A short note on why Ancillary Justice really annoyed me.

Ancillary Justice won just about every award going: Hugo, Nebula, Clarke, BSFA, Locus and Kitchie. Almost a clean sweep. It was criticallyAncillary Justice acclaimed pretty much everywhere.

Firstly, after reading this, I can confirm that I’m not a huge fan of far future space opera. I never got on with the Culture Novels, for example, although my favourite books include Jem, Hyperion, and The Sparrow. Maybe I should just stop reading this kind of book? Secondly, I thought Ann Leckie’s debut was original, imaginative and very well written. I thought the characters were interesting and I enjoyed getting to know them. I thought the gender politics were excellent. I thought the attention to detail and the deft writing were pretty much spot on. I thought the science was plausible enough. I never once thought ‘no way’. The universe Leckie created was one I bought almost completely, in terms of civilisation and politics, although the tea thing was a bit twee (and I couldn’t stop thinking about the Firefly episode Shindig for some reason).

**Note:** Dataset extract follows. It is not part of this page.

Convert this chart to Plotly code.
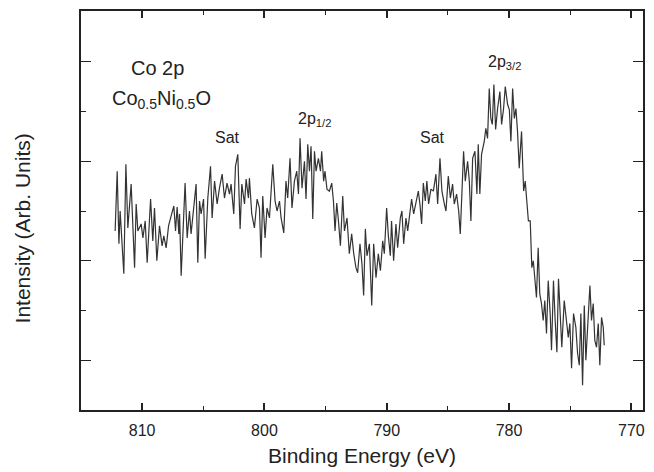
import plotly.graph_objects as go

# Binding energy (eV) and intensity (arb. units)
energy = [
812.21, 812.04, 811.90, 811.80, 811.50, 811.33, 811.17, 810.90, 810.62, 810.49,
810.35, 810.08, 809.94, 809.75, 809.59, 809.31, 809.13, 808.99, 808.80, 808.58,
808.37, 808.23, 808.04, 807.84, 807.63, 807.41, 807.27, 807.14, 807.00, 806.94,
806.81, 806.59, 806.49, 806.32, 806.13, 806.00, 805.78, 805.59, 805.45, 805.31,
805.18, 804.98, 804.85, 804.63, 804.41, 804.28, 804.08, 803.87, 803.68, 803.46,
803.27, 803.06, 802.86, 802.73, 802.51, 802.37, 802.18, 801.99, 801.85, 801.63,
801.50, 801.31, 801.23, 801.04, 800.82, 800.60, 800.41, 800.28, 800.14, 799.95,
799.79, 799.59, 799.32, 799.13, 798.97, 798.77, 798.64, 798.42, 798.24, 798.10,
797.91, 797.75, 797.55, 797.36, 797.22, 797.09, 796.93, 796.73, 796.60, 796.46,
796.32, 796.19, 796.05, 795.91, 795.78, 795.59, 795.42, 795.32, 795.16, 795.05,
794.89, 794.69, 794.50, 794.36, 794.23, 794.09, 793.95, 793.79, 793.60, 793.46,
793.25, 793.06, 792.87, 792.70, 792.52, 792.38, 792.19, 792.03, 791.89, 791.75,
791.62, 791.42, 791.23, 791.07, 790.88, 790.69, 790.52, 790.33, 790.20, 790.01,
789.87, 789.71, 789.61, 789.44, 789.25, 789.11, 788.89, 788.76, 788.62, 788.43,
788.29, 788.15, 787.97, 787.80, 787.61, 787.42, 787.29, 787.15, 787.01, 786.85,
786.72, 786.58, 786.39, 786.19, 785.98, 785.84, 785.65, 785.49, 785.29, 785.16,
784.97, 784.80, 784.62, 784.48, 784.29, 784.12, 783.99, 783.86, 783.72, 783.58,
783.39, 783.25, 783.12, 782.98, 782.79, 782.63, 782.52, 782.39, 782.25, 782.03,
781.90, 781.76, 781.62, 781.49, 781.37, 781.24, 781.10, 780.94, 780.75, 780.61,
780.45, 780.31, 780.12, 779.98, 779.85, 779.71, 779.57, 779.44, 779.31, 779.17,
778.98, 778.81, 778.68, 778.57, 778.42, 778.27, 778.14, 778.02, 777.90, 777.76,
777.62, 777.49, 777.35, 777.21, 777.08, 776.94, 776.80, 776.64, 776.53, 776.37,
776.23, 776.09, 775.96, 775.82, 775.69, 775.49, 775.30, 775.16, 775.03, 774.89,
774.73, 774.54, 774.40, 774.26, 774.13, 773.99, 773.85, 773.72, 773.59, 773.39,
773.26, 773.12, 772.99, 772.85, 772.71, 772.58, 772.44, 772.30, 772.22,
]
intensity = [
3.60, 4.80, 3.34, 4.00, 2.74, 4.94, 3.66, 4.54, 2.86, 4.14,
3.60, 3.74, 3.46, 3.80, 2.96, 4.24, 3.40, 4.06, 3.00, 3.70,
3.30, 3.50, 3.26, 3.70, 3.90, 4.10, 3.60, 4.08, 3.54, 3.94,
2.70, 4.00, 4.56, 3.46, 4.00, 3.54, 4.10, 4.54, 2.96, 4.20,
3.94, 4.24, 3.04, 4.26, 4.90, 3.86, 4.60, 4.14, 4.46, 4.74,
4.26, 4.56, 4.34, 4.54, 3.94, 4.90, 5.14, 3.64, 4.54, 4.14,
4.64, 4.26, 4.66, 3.94, 3.66, 4.24, 4.06, 3.06, 4.30, 3.46,
4.06, 3.86, 4.94, 4.20, 4.00, 4.20, 3.86, 3.56, 4.60, 4.26,
5.06, 4.06, 4.60, 4.80, 4.34, 5.46, 4.46, 5.00, 4.24, 5.34,
4.80, 5.30, 3.84, 5.20, 4.80, 5.06, 4.80, 5.20, 4.60, 4.80,
4.44, 4.40, 4.56, 4.20, 3.60, 4.16, 3.80, 3.30, 4.30, 3.60,
3.86, 3.14, 3.54, 3.14, 2.86, 2.76, 3.34, 2.94, 2.30, 3.64,
3.10, 3.34, 2.10, 3.34, 2.66, 3.14, 2.80, 3.40, 3.14, 4.06,
3.50, 3.10, 3.80, 3.00, 3.74, 3.26, 3.86, 4.00, 3.34, 3.86,
3.60, 3.94, 4.24, 3.94, 4.14, 4.40, 4.14, 3.74, 4.56, 4.20,
4.60, 4.14, 4.44, 4.40, 4.74, 4.14, 5.06, 4.40, 4.14, 4.00,
4.70, 4.26, 4.54, 4.14, 4.34, 4.00, 3.54, 4.40, 5.20, 4.60,
5.00, 4.60, 3.80, 5.06, 5.20, 4.34, 5.34, 4.34, 5.14, 5.40,
5.66, 5.46, 6.46, 5.86, 5.74, 6.54, 5.64, 6.06, 6.40, 5.74,
6.06, 6.50, 6.14, 6.04, 5.40, 6.46, 5.86, 6.06, 5.60, 4.86,
5.60, 4.40, 4.60, 4.26, 3.80, 3.80, 2.86, 3.00, 2.66, 2.26,
3.26, 2.34, 2.14, 1.80, 2.20, 1.54, 2.60, 1.94, 1.20, 2.60,
1.80, 1.16, 2.64, 1.94, 1.26, 2.20, 1.80, 1.46, 1.74, 0.84,
1.94, 1.66, 1.14, 0.90, 1.94, 0.50, 2.10, 1.00, 1.60, 2.50,
1.80, 2.14, 1.40, 1.26, 1.74, 0.90, 1.86, 1.66, 1.30,
]

x_ticks = [810, 800, 790, 780, 770]
x_tick_labels = ["810", "800", "790", "780", "770"]

# annotations: (energy, intensity, text, font size)
labels = [
    (808.72, 6.88, "Co 2p", 20),
    (808.39, 6.24, "Co<sub>0.5</sub>Ni<sub>0.5</sub>O", 20),
    (803.03, 5.48, "Sat", 16),
    (795.89, 5.84, "2p<sub>1/2</sub>", 16),
    (786.25, 5.48, "Sat", 16),
    (780.37, 6.98, "2p<sub>3/2</sub>", 16),
]
x_title = "Binding Energy (eV)"
y_title = "Intensity (Arb. Units)"

FONT = "Liberation Sans, Arial, sans-serif"
INK = "#222222"

fig = go.Figure()
fig.add_trace(go.Scatter(
    x=energy, y=intensity, mode="lines",
    line=dict(color="#333333", width=1.2),
    hoverinfo="skip", showlegend=False,
))

for ex, iy, txt, fs in labels:
    fig.add_annotation(x=ex, y=iy, text=txt, showarrow=False,
                       xanchor="center", yanchor="middle",
                       font=dict(family=FONT, size=fs, color=INK))

# axis titles
fig.add_annotation(xref="paper", yref="paper", x=0.5, y=-0.115, text=x_title,
                   showarrow=False, xanchor="center", yanchor="middle",
                   font=dict(family=FONT, size=21, color=INK))
fig.add_annotation(xref="paper", yref="paper", x=-0.105, y=0.455, text=y_title,
                   showarrow=False, xanchor="center", yanchor="middle", textangle=-90,
                   font=dict(family=FONT, size=21, color=INK))

fig.update_layout(
    width=654, height=472,
    margin=dict(l=81, r=11, t=9, b=62),
    paper_bgcolor="white", plot_bgcolor="white",
    font=dict(family=FONT, color=INK),
    showlegend=False,
)
fig.update_xaxes(
    range=[815.0, 769.05], autorange=False,
    tickvals=x_ticks, ticktext=x_tick_labels,
    ticks="inside", ticklen=7, tickwidth=1.5, tickcolor=INK,
    minor=dict(dtick=5, tick0=0, ticks="inside", ticklen=4, tickwidth=1.2, tickcolor=INK),
    showline=True, linecolor=INK, linewidth=1.7, mirror="allticks",
    showgrid=False, zeroline=False,
    ticklabelstandoff=5,
    tickfont=dict(family=FONT, size=16, color=INK),
)
fig.update_yaxes(
    range=[0, 8.02], autorange=False,
    tickvals=[1, 3, 5, 7], showticklabels=False,
    ticks="inside", ticklen=10, tickwidth=1.2, tickcolor=INK,
    minor=dict(tickvals=[2, 4, 6], ticks="inside", ticklen=5, tickwidth=1, tickcolor=INK),
    showline=True, linecolor=INK, linewidth=1.7, mirror="allticks",
    showgrid=False, zeroline=False,
)

fig.write_html("out.html")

I totally get why it was so critically acclaimed, up to a point. However, I think it was intrinsically flawed and therefore probably shouldn’t have won anything. The story is told in two strands early on, from the first person perspective of Breq (the ancillary) and from the Radch starship, the Justice of Toren One Esk. Necessarily, there is a lot of world building in the early chapters. This is where the novel falls down. The first person narration is wrong. The conceit is wrong. First person narration usually has some acknowledgement of its intended audience. The reader knows why the story is being told to them. As the end of Ancillary Justice approached I had increasingly hoped that the conceit would reveal itself, but it didn’t. So who was Breq narrating too? If it was us, the 21st Century reader, then how or why isn’t made evident. If Breq was narrating to someone in her own time, why all the description of politics, society and science. Why the narrated world building? Surely they wouldn’t need it?

Simply by putting Ancillary Justice into first person ruined it for me. It was never going to match the hype, and everything else about it was pretty much spot on, but Leckie’s choice not to write Ancillary Justice in the third person really, really annoyed me.